= Animal husbandry in Himachal Pradesh =

Animal husbandry in Himachal Pradesh plays a very major role in the development of agricultural sector of Himachal. Indigenous breeds of cows, buffalo and sheep are of very poor quality.

Numerous schemes for cattle development, cattle health and disease resistance in wood production, poultry development, feed and fodder development, dairy improvement, milk supply schemes and veterinary education has been undertaken in order to improve the livestock in the state. There are many veterinary hospitals, dispensaries and outlying dispensaries in the state to provide veterinary aids and to take measures against various contagious diseases. A number of mobile dispensaries are also in operation.

Recently, Angora rabbits imported from West Germany were introduced in the state. Now 7 units for their propagation have been set up in Kangra.

Milk production has also increased. Milk chilling plants with a capacity of about 55,000 liters have been set up at about 24 places and departmental milk supply schemes are operational in 6 towns.

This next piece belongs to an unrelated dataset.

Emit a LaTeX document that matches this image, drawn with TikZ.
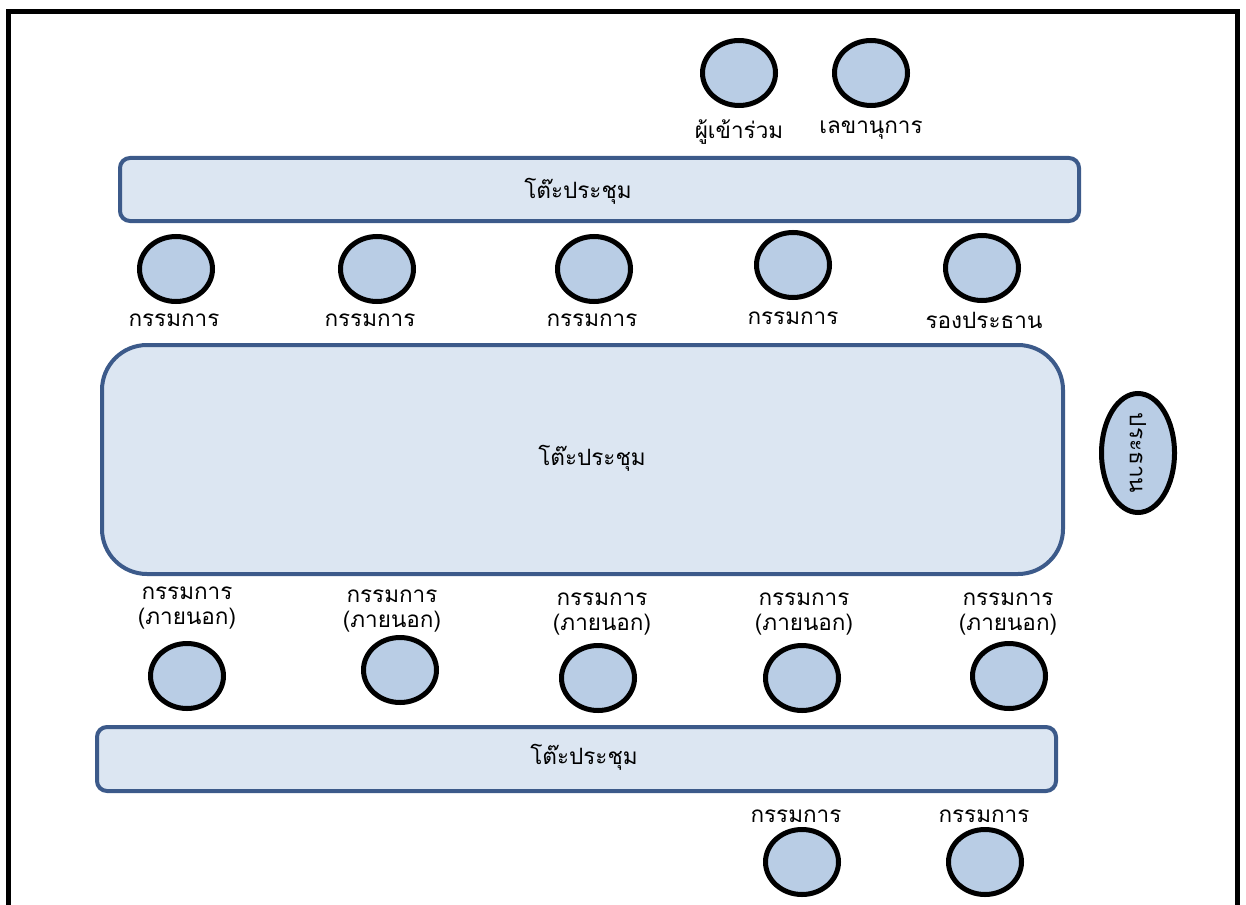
\documentclass[tikz,border=0pt]{standalone}
\usepackage{fontspec}
\newfontfamily\thaifont[Script=Thai]{Loma}
\usetikzlibrary{shapes.geometric}
\definecolor{seatfill}{HTML}{B9CDE5}
\definecolor{tablefill}{HTML}{DCE6F2}
\definecolor{tableedge}{HTML}{3C5A8A}
\begin{document}
\begin{tikzpicture}[x=1pt,y=-1pt,
  seat/.style={ellipse, draw=black, line width=5pt, fill=seatfill,
    minimum width=73pt, minimum height=65pt, inner sep=0pt},
  chairseat/.style={seat, minimum height=119pt},
  desk/.style={draw=tableedge, line width=4pt, fill=tablefill,
    rounded corners=10pt, inner sep=0pt},
  lbl/.style={font=\thaifont\fontsize{22.5}{25}\selectfont, inner sep=0pt, align=center},
]
\useasboundingbox (0,0) rectangle (1246,904);
\begin{scope}
\clip (0,0) rectangle (1246,904);
% room outline, open at the bottom edge
\coordinate (wallbl) at (8.5,920);
\coordinate (walltl) at (8.5,11.5);
\coordinate (walltr) at (1237.5,11.5);
\coordinate (wallbr) at (1237.5,920);
\draw[line width=5pt, line join=miter] (wallbl) -- (walltl) -- (walltr) -- (wallbr);

% tables
\node[desk, minimum width=959pt, minimum height=63pt] (deskA) at (599.5,189.5) {};
\node[desk, rounded corners=45pt, minimum width=961pt, minimum height=229pt] (deskB) at (582.5,459.5) {};
\node[desk, minimum width=959pt, minimum height=64pt] (deskC) at (576.5,759) {};
\node[lbl] (deskAtext) at (578,191) {โต๊ะประชุม};
\node[lbl] (deskBtext) at (592,458) {โต๊ะประชุม};
\node[lbl] (deskCtext) at (584,757) {โต๊ะประชุม};

% back row: attendee and secretary
\node[seat] (att) at (739,73) {};
\node[seat] (sec) at (871,73) {};
\node[lbl] (attl) at (739,132) {ผู้เข้าร่วม};
\node[lbl] (secl) at (871,130) {เลขานุการ};

% row between the first two tables
\node[seat] (m1) at (176,269) {};
\node[seat] (m2) at (377,269) {};
\node[seat] (m3) at (594,269) {};
\node[seat] (m4) at (793,265) {};
\node[seat] (vc) at (982,268) {};
\node[lbl] (m1l) at (174,320) {กรรมการ};
\node[lbl] (m2l) at (370,320) {กรรมการ};
\node[lbl] (m3l) at (592,320) {กรรมการ};
\node[lbl] (m4l) at (793,318) {กรรมการ};
\node[lbl] (vcl) at (984,320) {รองประธาน};

% chair at the head of the main table
\node[chairseat] (chair) at (1138,453) {};
\node[lbl, rotate=-90] (chairl) at (1138,453) {ประธาน};

% external members
\node[lbl] (e1l) at (187,608) {กรรมการ\\(ภายนอก)};
\node[lbl] (e2l) at (392,611) {กรรมการ\\(ภายนอก)};
\node[lbl] (e3l) at (602,614) {กรรมการ\\(ภายนอก)};
\node[lbl] (e4l) at (804,614) {กรรมการ\\(ภายนอก)};
\node[lbl] (e5l) at (1008,614) {กรรมการ\\(ภายนอก)};
\node[seat] (e1) at (187,676) {};
\node[seat] (e2) at (400,670) {};
\node[seat] (e3) at (598,678) {};
\node[seat] (e4) at (802,678) {};
\node[seat] (e5) at (1009,676) {};

% front row
\node[lbl] (f1l) at (796,816) {กรรมการ};
\node[lbl] (f2l) at (984,816) {กรรมการ};
\node[seat] (f1) at (802,862) {};
\node[seat] (f2) at (985,862) {};
\end{scope}
\end{tikzpicture}
\end{document}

Two Baby Goats in upper region of Himachal Pradesh

Recent Developments

In 2025, the Himachal Pradesh government announced the Pashu Mitra Recruitment 2025 initiative, aimed at strengthening veterinary and animal husbandry services across the state. The recruitment drive seeks to engage trained personnel as Pashu Mitras (animal friends) to assist in livestock care, vaccination, artificial insemination, and disease prevention at the village level. The initiative is expected to improve rural livestock health services, reduce mortality in cattle, and promote dairy productivity in Himachal Pradesh.